His father, the late Dr. J. Allen Hynek, became Earth's most famous UFO investigator, an eminent Northwestern University astronomy professor who founded the Center for UFO Studies in 1973.
(He's that bearded guy with the pipe you see in the crowd gathered to witness a spaceship landing in Steven Spielberg's "Close Encounters of the Third Kind.")
Now, his son Paul serves as the adviser to a new fact-based TV drama series titled "Project Blue Book," premiering at 9 p.m. Tuesday, Jan. 8, on History.
Aidan Gillen, most known as the villainous Littlefinger on HBO's "Game of Thrones," plays Professor Hynek, hired by the U.S. Air Force to debunk reports of unidentified flying objects from a concerned public.
Would Professor Hynek, who died in 1988, approve?
"I think he would look at this project in service of the truth," Paul Hynek said, "and of getting people to understand that there's a credible phenomenon here and we should be open. Each of our episodes is based on a real case and real reports.
"Yes, it stretches what happens, but part of that stretch is visualizing the things that were actually reported. A witness says that he saw this oval-shaped craft land and these beings came out. Like 'Close Encounters,' the show visualizes these events."
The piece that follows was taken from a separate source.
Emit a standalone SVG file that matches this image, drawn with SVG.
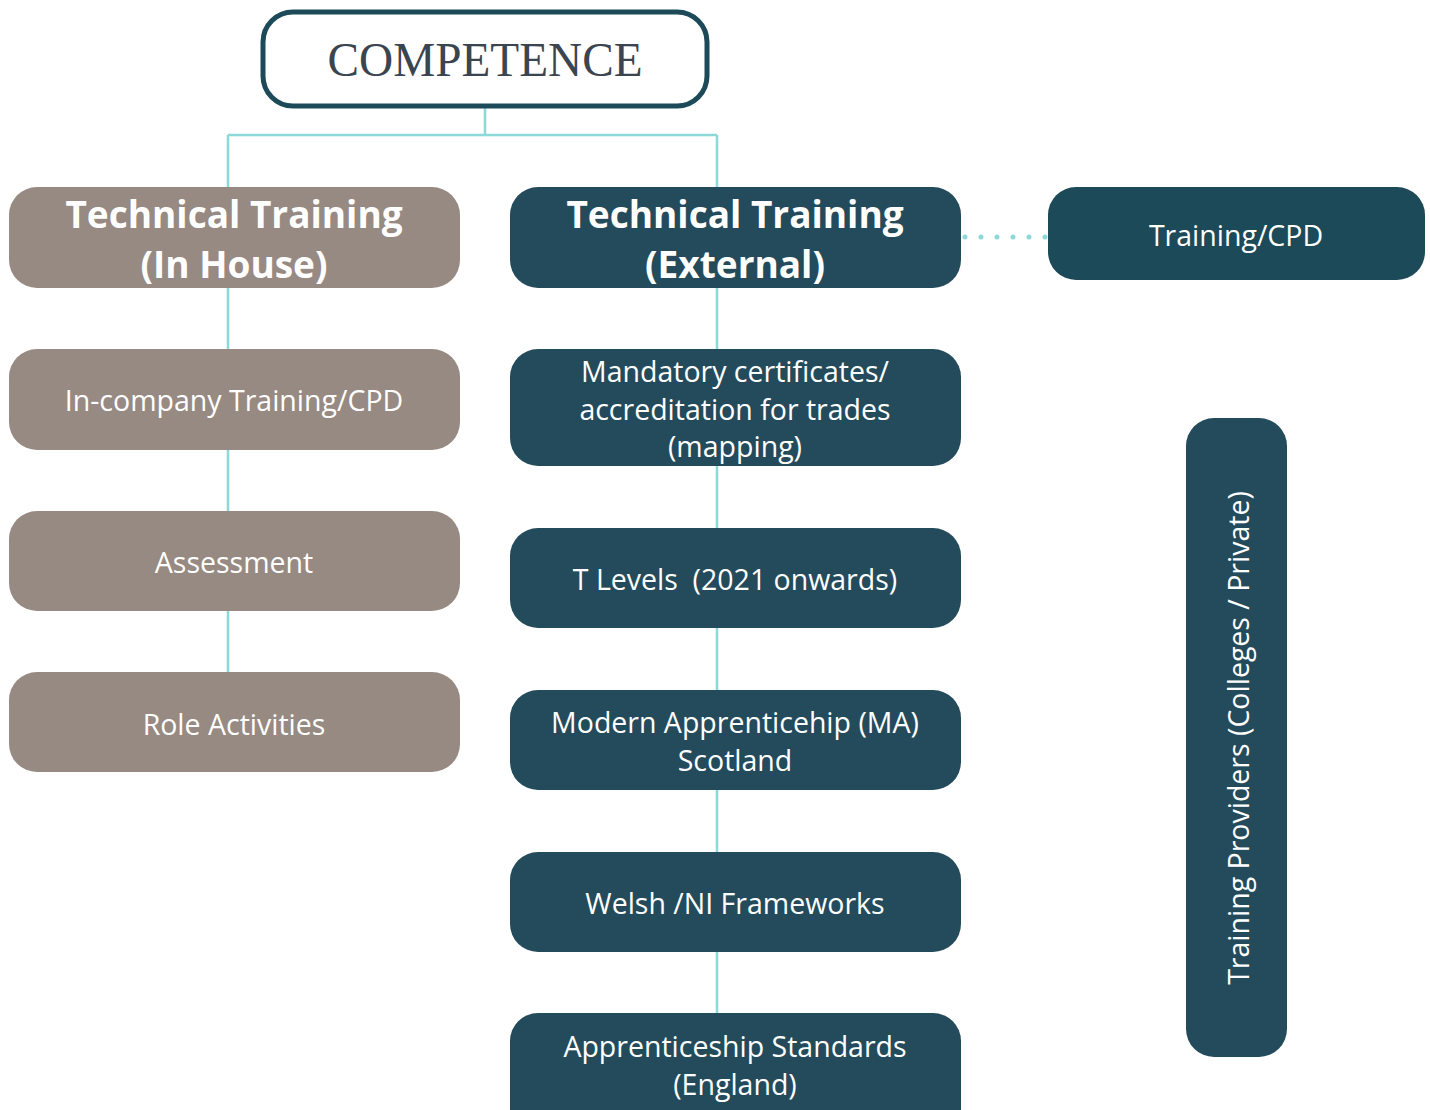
<svg xmlns="http://www.w3.org/2000/svg" width="1430" height="1110" viewBox="0 0 1430 1110">
<style>
.brown{fill:#978a82}
.teal{fill:#244b5b}
.t{font-family:"Open Sans","Noto Sans",sans-serif;fill:#ffffff;text-anchor:middle;font-size:28.5px}
.h{font-family:"Open Sans","Noto Sans",sans-serif;fill:#ffffff;text-anchor:middle;font-size:37px;font-weight:bold}
.c{stroke:#8dd8d8;stroke-width:2.5;fill:none}
</style>
<rect width="1430" height="1110" fill="#ffffff"/>
<g id="connectors">
<path class="c" d="M485 107V135M228 135H717M228 135V672M717 135V1013"/>
<path d="M965 237H1046" stroke="#8dd8d8" stroke-width="5" stroke-linecap="round" stroke-dasharray="0 16" fill="none"/>
</g>
<g id="competence">
<rect x="263" y="12" width="444" height="94" rx="30" fill="#ffffff" stroke="#1d4a58" stroke-width="5"/>
<text x="485" y="76" font-family="'Liberation Serif',serif" font-size="48" fill="#3a4550" text-anchor="middle" textLength="315" lengthAdjust="spacingAndGlyphs">COMPETENCE</text>
</g>
<g id="inhouse">
<rect class="brown" x="9" y="187" width="451" height="101" rx="28"/>
<text class="h" x="234" y="228">Technical Training</text>
<text class="h" x="234" y="278">(In House)</text>
</g>
<g id="incompany">
<rect class="brown" x="9" y="349" width="451" height="101" rx="28"/>
<text class="t" x="234" y="411">In-company Training/CPD</text>
</g>
<g id="assessment">
<rect class="brown" x="9" y="511" width="451" height="100" rx="28"/>
<text class="t" x="234" y="573">Assessment</text>
</g>
<g id="role">
<rect class="brown" x="9" y="672" width="451" height="100" rx="28"/>
<text class="t" x="234" y="735">Role Activities</text>
</g>
<g id="external">
<rect class="teal" x="510" y="187" width="451" height="101" rx="28"/>
<text class="h" x="735" y="228">Technical Training</text>
<text class="h" x="735" y="278">(External)</text>
</g>
<g id="mandatory">
<rect class="teal" x="510" y="349" width="451" height="117" rx="28"/>
<text class="t" x="735" y="382">Mandatory certificates/</text>
<text class="t" x="735" y="420">accreditation for trades</text>
<text class="t" x="735" y="457">(mapping)</text>
</g>
<g id="tlevels">
<rect class="teal" x="510" y="528" width="451" height="100" rx="28"/>
<text class="t" x="735" y="590" xml:space="preserve">T Levels  (2021 onwards)</text>
</g>
<g id="modern">
<rect class="teal" x="510" y="690" width="451" height="100" rx="28"/>
<text class="t" x="735" y="733">Modern Apprenticehip (MA)</text>
<text class="t" x="735" y="771">Scotland</text>
</g>
<g id="welsh">
<rect class="teal" x="510" y="852" width="451" height="100" rx="28"/>
<text class="t" x="735" y="914">Welsh /NI Frameworks</text>
</g>
<g id="standards">
<rect class="teal" x="510" y="1013" width="451" height="130" rx="28"/>
<text class="t" x="735" y="1057">Apprenticeship Standards</text>
<text class="t" x="735" y="1095">(England)</text>
</g>
<g id="trainingcpd">
<rect x="1048" y="187" width="377" height="93" rx="28" fill="#1d4a58"/>
<text class="t" x="1236" y="246">Training/CPD</text>
</g>
<g id="providers">
<rect class="teal" x="1186" y="418" width="101" height="639" rx="28"/>
<text class="t" transform="translate(1249 738) rotate(-90)">Training Providers (Colleges / Private)</text>
</g>
</svg>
So, what was it like to grow up with his dad?
"Just sitting and talking with him was like an intellectual theme park filled with ideas.
"I am one of the luckiest people in the world to be born here in Evanston and to my family. It was an amazing, loving, supportive, challenging environment."
Paul Hynek became a multi-hyphenate success in business, technology and entertainment, having raised more than $1 billion for startup companies, and leading Giant Studios' creation of virtual production motion capture software that James Cameron purchased for his next four "Avatar" sequels.
Nonetheless, he'll always be the Evanston kid who had the coolest dad in town.
"I found out recently that a big silver sphere we had was from some famous UFO case in Florida," he said. "We would just kick it around on the floor because we didn't know what it was."